Certa vez, Barack Obama disse que Homem Invisível era um pilar essencial em sua formação política, intelectual, social. Um livro-base. Quando o ex-presidente dos Estados Unidos disse isso, só confirmou o que já estava sendo incensado pela crítica literária: esta obra de Ralph Ellison, um calhamaço de mais de 570 páginas, é um clássico absoluto. Uma obra essencial dos EUA.
E não é pra menos. Homem Invisível, que chega em nova edição ao Brasil pelas mãos do Grupo Editorial Record, tem uma história daquelas. Ellison, aqui, fala sobre um homem que decide viver no subsolo da cidade de Nova York -- onde sua invisibilidade ganha outros contornos, ainda mais contundentes. Por trás disso, vemos toda a trajetória de ser negro nos Estados Unidos.
Assim, se O Apanhador no Campo de Centeio é ainda hoje considerada uma obra seminal sobre a juventude americana, Homem Invisível é a obra máxima sobre a negritude nos Estados Unidos. O racismo, a invisibilidade e o preconceito que escorrem das páginas brilhantemente escritas por Ellison é mais do que uma história. É um tratado, uma análise social, um documento vivo.
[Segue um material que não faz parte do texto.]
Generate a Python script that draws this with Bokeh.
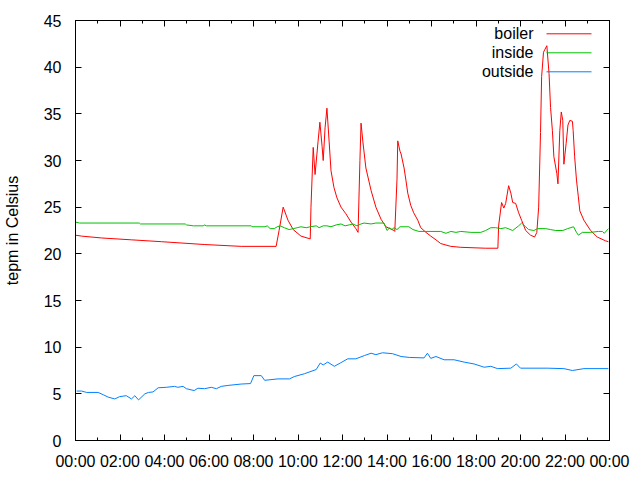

Não é à toa que a obra continua tão essencial décadas depois da obra escrita, e décadas depois do autor ter morrido. Assim como comentamos aqui no Esquina recentemente sobre A Terceira Vida de Grange Copeland, esta obra continua atual pois não é uma banalidade. Não é simplória. Ellison, assim como Walker, entendeu a sociedade. Entendeu o racismo. E traduziu em literatura.
Além disso, Homem Invisível ganha corpo conforme o autor faz ataques à mentiras e leviandades compartilhadas e espalhadas pela sociedade. Há, primeiramente, uma quebra dessa mentira de que a população negra pode se comportar e transitar entre a população branca. Por outro lado, há também uma quebra da sociedade como suporte à todos e todas.
Homem Invisível, assim, tem um olhar pessimista. Quase catastrófico. Mas oras, é por meio disso, desse olhar tão profundo e negativo, que olhamos para o que não queremos olhar. Ellison desperta, nos faz despertar. Cutuca, provoca, instiga. Obviamente, nem todos ficarão tranquilos ou aceitarão tranquilamente a mensagem provocada pela obra. Vão reagir, reclamar, estranhar.
E tudo bem. Ellison, que era conhecido por ser uma figura difícil e controversa, com certeza gostaria de atingir esse resultado. Ou, ainda, atingir um estado de desconforto e estranheza que, mesmo que o leitor não entenda ou não goste da mensagem de Homem Invisível, não tem problema. A provocação foi feita. O leitor se "mexeu". E o livro cumpriu o seu difícil objetivo.
Afinal, Homem Invisível é um livro à frente de seu tempo. Conta a história de um homem negro, na invisibilidade, num EUA "cordial", mas que não deixa de se armar de racismo, preconceito, intolerância. Não é pra ser uma leitura agradável. É uma leitura forte e reflexiva. Uma das obras históricas da literatura. E que merece atenção redobrada em tempos tão obscuros que estamos.